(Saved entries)
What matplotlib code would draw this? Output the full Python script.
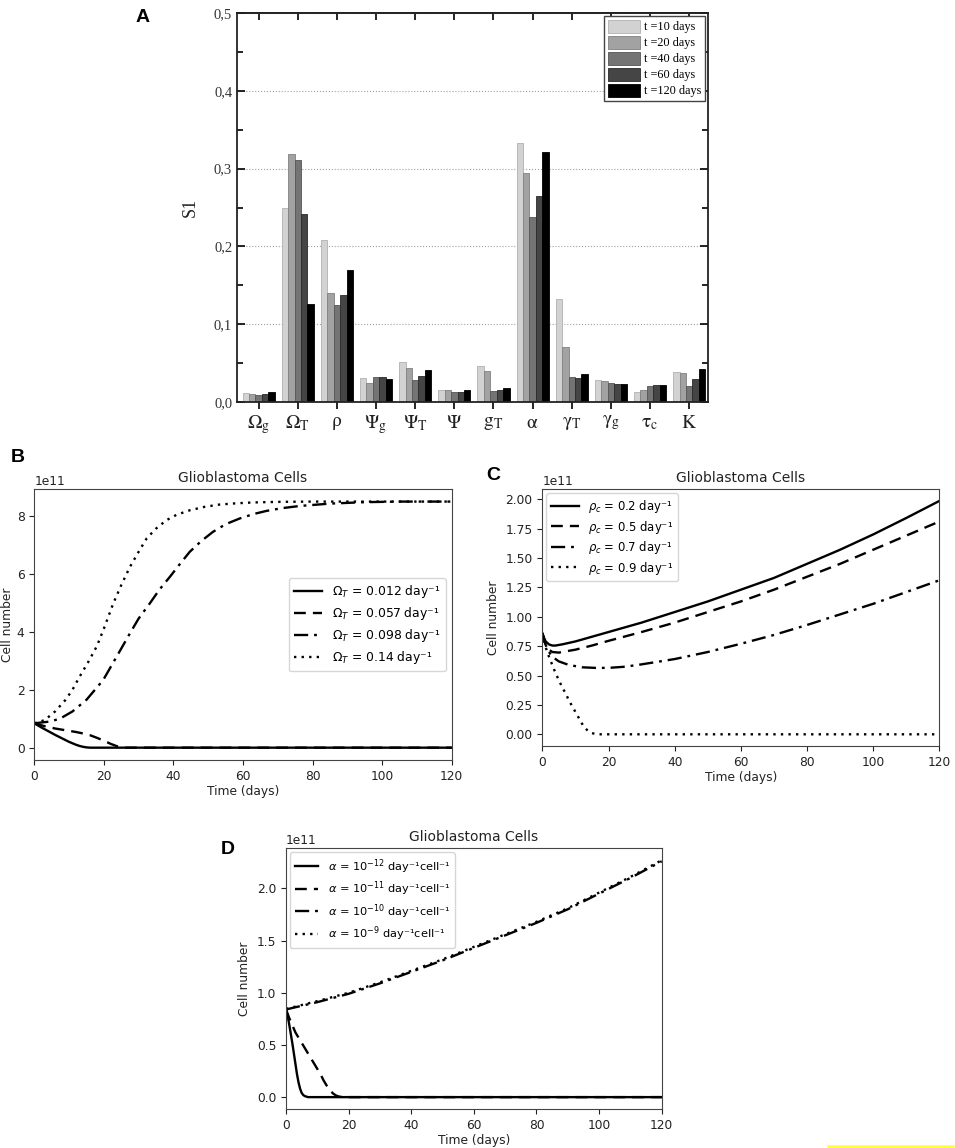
import matplotlib
matplotlib.use("Agg")
import matplotlib.pyplot as plt
import numpy as np
from matplotlib.ticker import FuncFormatter, MultipleLocator
from matplotlib.lines import Line2D

# ---------------- Panel A data ----------------
params = [r'$\mathrm{\Omega_g}$', r'$\mathrm{\Omega_T}$', r'$\mathrm{\rho}$', r'$\mathrm{\Psi_g}$',
          r'$\mathrm{\Psi_T}$', r'$\mathrm{\Psi}$', r'$\mathrm{g_T}$', r'$\mathrm{\alpha}$',
          r'$\mathrm{\gamma_T}$', r'$\mathrm{\gamma_g}$', r'$\mathrm{\tau_c}$', r'$\mathrm{K}$']
times_A = ['t =10 days', 't =20 days', 't =40 days', 't =60 days', 't =120 days']
si_t10 = [0.012, 0.250, 0.208, 0.031, 0.051, 0.016, 0.046, 0.333, 0.133, 0.028, 0.013, 0.038]
si_t20 = [0.010, 0.319, 0.140, 0.025, 0.044, 0.015, 0.040, 0.294, 0.071, 0.027, 0.015, 0.037]
si_t40 = [0.009, 0.311, 0.125, 0.032, 0.028, 0.013, 0.014, 0.238, 0.032, 0.025, 0.020, 0.020]
si_t60 = [0.010, 0.242, 0.138, 0.032, 0.033, 0.013, 0.015, 0.265, 0.031, 0.023, 0.022, 0.030]
si_t120 = [0.013, 0.126, 0.170, 0.029, 0.041, 0.016, 0.018, 0.321, 0.036, 0.023, 0.022, 0.043]

SCALE = 1e11

# ---------------- Panel B data (units of 1e11) ----------------
B_labels = [r'$\Omega_T$ = 0.012 day⁻¹', r'$\Omega_T$ = 0.057 day⁻¹',
            r'$\Omega_T$ = 0.098 day⁻¹', r'$\Omega_T$ = 0.14 day⁻¹']
B1_t = [0, 2, 4, 6, 8, 10, 12, 13, 14, 15, 16, 20, 120]
B1_y = [0.84, 0.70, 0.57, 0.44, 0.32, 0.20, 0.10, 0.06, 0.03, 0.01, 0.0, 0.0, 0.0]
B2_t = [0, 3, 6, 9, 12, 14, 16, 18, 20, 22, 24, 25, 26, 30, 120]
B2_y = [0.84, 0.74, 0.66, 0.60, 0.54, 0.49, 0.43, 0.34, 0.24, 0.13, 0.04, 0.01, 0.0, 0.0, 0.0]
B3_t = [0, 4.5, 7.4, 11, 15, 19.8, 23.5, 27.5, 30, 33.2, 36, 39, 42, 44.7, 48, 51.4, 55, 59.1, 63, 66.8,
        71, 76.4, 85, 95, 105, 120]
B3_y = [0.84, 0.90, 1.00, 1.25, 1.65, 2.33, 3.10, 3.94, 4.45, 4.97, 5.45, 5.89, 6.35, 6.75, 7.12, 7.44, 7.70,
        7.90, 8.05, 8.16, 8.25, 8.33, 8.41, 8.46, 8.48, 8.48]
B4_t = [0, 3, 6, 9, 11, 13, 15.5, 18, 20, 22.7, 25, 27.5, 30, 32.3, 35, 38, 41, 44.7, 49, 53.4, 58, 62.9,
        70, 80, 120]
B4_y = [0.84, 0.95, 1.25, 1.65, 2.00, 2.44, 2.95, 3.50, 4.10, 4.97, 5.60, 6.23, 6.75, 7.21, 7.55, 7.84, 8.03,
        8.18, 8.30, 8.38, 8.42, 8.45, 8.47, 8.48, 8.48]

# ---------------- Panel C data (units of 1e11) ----------------
C_labels = [r'$\rho_c$ = 0.2 day⁻¹', r'$\rho_c$ = 0.5 day⁻¹',
            r'$\rho_c$ = 0.7 day⁻¹', r'$\rho_c$ = 0.9 day⁻¹']
C1_t = [0, 0.5, 1, 2, 3, 4, 6, 10, 15, 20, 30, 40, 50, 60, 70, 80, 90, 100, 110, 120]
C1_y = [0.86, 0.82, 0.79, 0.765, 0.755, 0.755, 0.765, 0.79, 0.83, 0.87, 0.95, 1.04, 1.13, 1.23, 1.33, 1.45, 1.57, 1.70, 1.84, 1.985]
C2_t = [0, 1, 2, 3, 5, 8, 10, 15, 20, 30, 40, 50, 60, 70, 80, 90, 100, 110, 120]
C2_y = [0.86, 0.77, 0.72, 0.70, 0.695, 0.71, 0.72, 0.755, 0.795, 0.87, 0.95, 1.04, 1.13, 1.23, 1.34, 1.45, 1.57, 1.69, 1.81]
C3_t = [0, 1, 2, 3, 5, 8, 12, 16, 20, 25, 30, 40, 50, 60, 70, 80, 90, 100, 110, 120]
C3_y = [0.86, 0.76, 0.70, 0.66, 0.62, 0.59, 0.57, 0.565, 0.565, 0.575, 0.595, 0.64, 0.70, 0.77, 0.845, 0.93, 1.02, 1.11, 1.21, 1.31]
C4_t = [0, 1, 2, 3, 4, 5, 6, 7, 8, 9, 10, 11, 12, 13, 14, 15, 16, 17, 120]
C4_y = [0.86, 0.74, 0.66, 0.59, 0.52, 0.46, 0.40, 0.35, 0.29, 0.24, 0.19, 0.14, 0.09, 0.05, 0.025, 0.01, 0.003, 0.0, 0.0]

# ---------------- Panel D data (units of 1e11) ----------------
D_labels = [r'$\alpha$ = 10$^{-12}$ day⁻¹cell⁻¹', r'$\alpha$ = 10$^{-11}$ day⁻¹cell⁻¹',
            r'$\alpha$ = 10$^{-10}$ day⁻¹cell⁻¹', r'$\alpha$ = 10$^{-9}$ day⁻¹cell⁻¹']
D1_t = [0, 0.5, 1, 1.5, 2, 2.5, 3, 3.5, 4, 4.5, 5, 5.5, 6, 7, 120]
D1_y = [0.84, 0.78, 0.70, 0.61, 0.52, 0.42, 0.32, 0.22, 0.14, 0.08, 0.04, 0.02, 0.01, 0.0, 0.0]
D2_t = [0, 1, 2, 3, 4, 5, 6, 7, 8, 9, 10, 11, 12, 13, 14, 15, 16, 17, 18, 120]
D2_y = [0.84, 0.76, 0.69, 0.62, 0.57, 0.52, 0.47, 0.42, 0.37, 0.32, 0.27, 0.22, 0.16, 0.11, 0.07, 0.035, 0.015, 0.005, 0.0, 0.0]
D3_t = [0, 10, 20, 30, 40, 50, 60, 70, 80, 90, 100, 110, 120]
D3_y = [0.84, 0.91, 0.99, 1.09, 1.20, 1.31, 1.43, 1.55, 1.67, 1.80, 1.95, 2.10, 2.26]
D4_t = [0, 10, 20, 30, 40, 50, 60, 70, 80, 90, 100, 110, 120]
D4_y = [0.845, 0.92, 1.00, 1.10, 1.21, 1.32, 1.44, 1.56, 1.68, 1.81, 1.96, 2.11, 2.27]

# =====================================================
plt.rcParams['mathtext.fontset'] = 'dejavusans'
fig = plt.figure(figsize=(9.55, 11.48), dpi=100)

# ---------------- Panel A ----------------
serif = 'Liberation Serif'
axA = fig.add_axes([0.2482, 0.6498, 0.4932, 0.3389])
bar_colors = ['#d2d2d2', '#a2a2a2', '#747474', '#454545', '#000000']
edge_colors = ['#b0b0b0', '#808080', '#555555', '#2a2a2a', '#000000']
series_A = [si_t10, si_t20, si_t40, si_t60, si_t120]
x = np.arange(len(params))
w = 0.164
for i, (vals, c, ec, lab) in enumerate(zip(series_A, bar_colors, edge_colors, times_A)):
    axA.bar(x + (i - 2) * w, vals, width=w, color=c, edgecolor=ec, linewidth=0.6, label=lab, zorder=2)
axA.set_xlim(-0.55, 11.48)
axA.set_ylim(0, 0.5)
axA.yaxis.set_major_locator(MultipleLocator(0.1))
axA.yaxis.set_minor_locator(MultipleLocator(0.05))
axA.yaxis.set_major_formatter(FuncFormatter(lambda v, p: f"{v:.1f}".replace('.', ',')))
axA.yaxis.grid(True, which='major', linestyle=':', color='#a0a0a0', linewidth=0.8, zorder=0)
axA.set_axisbelow(True)
axA.set_xticks(x)
axA.set_xticklabels(params, fontsize=14, math_fontfamily='stix', color='#222222')
axA.tick_params(axis='x', direction='out', length=5, width=1.2, pad=3)
axA.tick_params(axis='y', which='both', direction='in', left=True, right=True, width=1.2)
axA.tick_params(axis='y', which='major', length=6)
axA.tick_params(axis='y', which='minor', length=4)
for lbl in axA.get_yticklabels():
    lbl.set_fontfamily(serif)
    lbl.set_fontsize(10.5)
    lbl.set_color('#333333')
secA = axA.secondary_xaxis('top')
secA.set_xticks(x)
secA.tick_params(axis='x', direction='in', length=5, width=1.2, labeltop=False)
for sp in list(axA.spines.values()) + list(secA.spines.values()):
    sp.set_linewidth(1.3)
    sp.set_color('#222222')
axA.set_ylabel('S1', fontfamily=serif, fontsize=13, labelpad=11, color='#222222')
legA = axA.legend(loc='upper right', prop={'family': serif, 'size': 8.8}, frameon=True, fancybox=False,
                  edgecolor='#444444', framealpha=1, handlelength=2.6, handleheight=1.3,
                  labelspacing=0.18, borderpad=0.3, handletextpad=0.35, borderaxespad=0.25)
legA.get_frame().set_linewidth(1.0)

# ---------------- Line panels ----------------
tick_fs = 8.8
lab_fs = 8.8
title_fs = 10
styles = [dict(ls='-'), dict(ls=(0, (5, 3))), dict(ls=(0, (6, 2.5, 1.2, 2.5))), dict(ls=(0, (1, 2.2)))]
lw = 1.7


def style_axis(ax, title):
    ax.set_title(title, fontsize=title_fs, color='#222222', pad=5)
    ax.tick_params(labelsize=tick_fs, colors='#222222')
    ax.set_xlim(0, 120)
    ax.set_xlabel('Time (days)', fontsize=lab_fs, color='#222222', labelpad=2)
    ax.yaxis.get_offset_text().set_fontsize(tick_fs)
    for sp in ax.spines.values():
        sp.set_color('#444444')


axB = fig.add_axes([0.0359, 0.338, 0.4371, 0.2358])
for (tt, yy), st, lab in zip([(B1_t, B1_y), (B2_t, B2_y), (B3_t, B3_y), (B4_t, B4_y)], styles, B_labels):
    axB.plot(tt, np.array(yy) * SCALE, color='black', lw=lw, label=lab, **st)
style_axis(axB, 'Glioblastoma Cells')
axB.set_ylabel('Cell number', fontsize=lab_fs, color='#222222', labelpad=2)
axB.legend(loc='center right', fontsize=8.9, handlelength=2.3, labelspacing=0.4)

axC = fig.add_axes([0.5679, 0.3502, 0.4157, 0.2236])
for (tt, yy), st, lab in zip([(C1_t, C1_y), (C2_t, C2_y), (C3_t, C3_y), (C4_t, C4_y)], styles, C_labels):
    axC.plot(tt, np.array(yy) * SCALE, color='black', lw=lw, label=lab, **st)
style_axis(axC, 'Glioblastoma Cells')
axC.set_ylabel('Cell number', fontsize=lab_fs, color='#222222')
axC.legend(loc='upper left', fontsize=8.4, handlelength=2.4, labelspacing=0.3, borderaxespad=0.35)

axD = fig.add_axes([0.2995, 0.034, 0.3934, 0.227])
for (tt, yy), st, lab in zip([(D1_t, D1_y), (D2_t, D2_y), (D3_t, D3_y), (D4_t, D4_y)], styles, D_labels):
    axD.plot(tt, np.array(yy) * SCALE, color='black', lw=lw, label=lab, **st)
style_axis(axD, 'Glioblastoma Cells')
axD.set_ylabel('Cell number', fontsize=lab_fs, color='#222222')
axD.legend(loc='upper left', fontsize=8.2, handlelength=2.1, labelspacing=0.35, borderaxespad=0.35)

# ---------------- Panel letters ----------------
for letter, (px, py) in zip('ABCD', [(143, 18), (18, 458), (493, 475), (228, 850)]):
    fig.text(px / 955, 1 - py / 1148, letter, fontsize=14, fontweight='bold',
             fontfamily='Liberation Sans', ha='center', va='center')

# yellow mark at bottom right
fig.add_artist(Line2D([828 / 955, 953 / 955], [1 - 1145.7 / 1148] * 2, color='#ffff33', lw=1.8,
                      transform=fig.transFigure))

fig.savefig('out.png', dpi=100)
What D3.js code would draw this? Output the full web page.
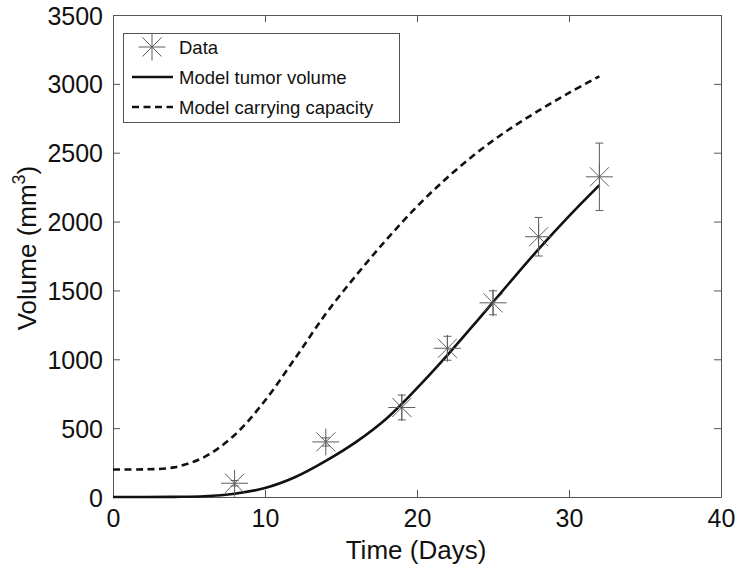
<!DOCTYPE html>
<html>
<head>
<meta charset="utf-8">
<script src="https://cdn.jsdelivr.net/npm/d3@7"></script>
<style>
  html, body { margin: 0; padding: 0; background: #fff; }
  svg { display: block; font-family: "Liberation Sans", Arial, Helvetica, sans-serif; }
</style>
</head>
<body>
<svg id="chart" width="742" height="576"></svg>
<script>
// ---- Data ----
const dataDays = [8, 14, 19, 22, 25, 28, 32];
const dataVolume = [100, 400, 650, 1080, 1410, 1890, 2325];
const dataError = [20, 30, 90, 87, 87, 140, 245];

const modelDays = [0, 2, 4, 6, 8, 10, 12, 14, 16, 18, 20, 22, 24, 26, 28, 30, 32];
const tumorVolume = [0, 0, 1, 5, 24, 65, 145, 262, 400, 570, 790, 1030, 1285, 1545, 1800, 2040, 2265];
const carryingCapacity = [200, 201, 215, 290, 450, 700, 1010, 1330, 1610, 1870, 2110, 2320, 2505, 2665, 2805, 2935, 3055];

const xTicks = [0, 10, 20, 30, 40];
const yTicks = [0, 500, 1000, 1500, 2000, 2500, 3000, 3500];

const legendLabels = ["Data", "Model tumor volume", "Model carrying capacity"];

// ---- Layout ----
const svg = d3.select("#chart");
const pLeft = 113, pRight = 721, pTop = 15, pBottom = 497;
const x = d3.scaleLinear().domain([0, 40]).range([pLeft, pRight]);
const y = d3.scaleLinear().domain([0, 3500]).range([pBottom, pTop]);
const axisColor = "#555";
const markColor = "#5e5e5e";
const fmt = d3.format("d");

// Axes (ticks inward, mirrored box)
const tickLen = 7;
const gx = svg.append("g").attr("transform", `translate(0,${pBottom})`)
  .call(d3.axisBottom(x).tickValues(xTicks).tickFormat(fmt).tickSizeInner(-tickLen).tickSizeOuter(0).tickPadding(12));
const gxTop = svg.append("g").attr("transform", `translate(0,${pTop})`)
  .call(d3.axisTop(x).tickValues(xTicks).tickSizeInner(-tickLen).tickSizeOuter(0).tickFormat(""));
const gy = svg.append("g").attr("transform", `translate(${pLeft},0)`)
  .call(d3.axisLeft(y).tickValues(yTicks).tickFormat(fmt).tickSizeInner(-tickLen).tickSizeOuter(0).tickPadding(10));
const gyR = svg.append("g").attr("transform", `translate(${pRight},0)`)
  .call(d3.axisRight(y).tickValues(yTicks).tickSizeInner(-tickLen).tickSizeOuter(0).tickFormat(""));

[gx, gxTop, gy, gyR].forEach(g => {
  g.selectAll("path.domain").attr("stroke", axisColor).attr("stroke-width", 1);
  g.selectAll(".tick line").attr("stroke", axisColor).attr("stroke-width", 1);
  g.selectAll(".tick text").attr("fill", "#111").style("font-size", "25px")
    .style("font-family", '"Liberation Sans", Arial, Helvetica, sans-serif');
});
gx.selectAll(".tick text").attr("dy", "0.71em").attr("y", 12);
gy.selectAll(".tick text").attr("dy", "0.36em").attr("x", -10);

// Axis labels
svg.append("text")
  .attr("x", (pLeft + pRight) / 2 - 1).attr("y", 559)
  .attr("text-anchor", "middle").attr("fill", "#111")
  .style("font-size", "26px")
  .text("Time (Days)");

const yl = svg.append("text")
  .attr("transform", `translate(36,${(pTop + pBottom) / 2 - 8}) rotate(-90)`)
  .attr("text-anchor", "middle").attr("fill", "#111")
  .style("font-size", "26px");
yl.append("tspan").text("Volume (mm");
yl.append("tspan").attr("dy", -11).style("font-size", "18px").text("3");
yl.append("tspan").attr("dy", 11).text(")");

// Model lines
const line = d3.line().x(d => x(d[0])).y(d => y(Math.max(0, d[1]))).curve(d3.curveCatmullRom.alpha(0.5));
svg.append("path")
  .datum(modelDays.map((d, i) => [d, carryingCapacity[i]]))
  .attr("d", line).attr("fill", "none").attr("stroke", "#111")
  .attr("stroke-width", 2.6).attr("stroke-dasharray", "7,4.5");
svg.append("path")
  .datum(modelDays.map((d, i) => [d, tumorVolume[i]]))
  .attr("d", line).attr("fill", "none").attr("stroke", "#111")
  .attr("stroke-width", 2.6);

// Star marker
function star(g, cx, cy, r) {
  const dr = r * Math.SQRT1_2;
  const segs = [[-r, 0, r, 0], [0, -r, 0, r], [-dr, -dr, dr, dr], [-dr, dr, dr, -dr]];
  segs.forEach(s => g.append("line")
    .attr("x1", cx + s[0]).attr("y1", cy + s[1]).attr("x2", cx + s[2]).attr("y2", cy + s[3])
    .attr("stroke", markColor).attr("stroke-width", 1));
}

// Error bars + data stars
const dg = svg.append("g");
dataDays.forEach((d, i) => {
  const cx = x(d), cy = y(dataVolume[i]);
  const y1 = y(dataVolume[i] + dataError[i]), y2 = y(dataVolume[i] - dataError[i]);
  dg.append("line").attr("x1", cx).attr("x2", cx).attr("y1", y1).attr("y2", y2)
    .attr("stroke", markColor).attr("stroke-width", 1);
  [y1, y2].forEach(yy => dg.append("line").attr("x1", cx - 4).attr("x2", cx + 4)
    .attr("y1", yy).attr("y2", yy).attr("stroke", markColor).attr("stroke-width", 1));
  star(dg, cx, cy, 13.5);
});

// Legend
const lg = svg.append("g");
lg.append("rect").attr("x", 123.5).attr("y", 33.5).attr("width", 276).attr("height", 89)
  .attr("fill", "#fff").attr("stroke", axisColor).attr("stroke-width", 1);
const rows = [47, 77, 107];
star(lg, 152, rows[0], 13.5);
lg.append("line").attr("x1", 132).attr("x2", 173).attr("y1", rows[1]).attr("y2", rows[1])
  .attr("stroke", "#111").attr("stroke-width", 2.6);
lg.append("line").attr("x1", 132).attr("x2", 173).attr("y1", rows[2]).attr("y2", rows[2])
  .attr("stroke", "#111").attr("stroke-width", 2.6).attr("stroke-dasharray", "7,4.5");
legendLabels.forEach((t, i) => {
  lg.append("text").attr("x", 179).attr("y", rows[i] + 7)
    .attr("fill", "#111").style("font-size", "18.5px").text(t);
});
</script>
</body>
</html>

**INSTRUCTIONS FOR THE TASK:**
The required output is the exact run of lines from the start of the records through the line containing "from matplotlib.lines import Line2D", both ends included, with no pictures.

**EXERCISE RESPONSE:**
What matplotlib code would draw this? Output the full Python script.
import matplotlib
matplotlib.use("Agg")
import matplotlib.pyplot as plt
import numpy as np
from matplotlib.ticker import FuncFormatter, MultipleLocator
from matplotlib.lines import Line2D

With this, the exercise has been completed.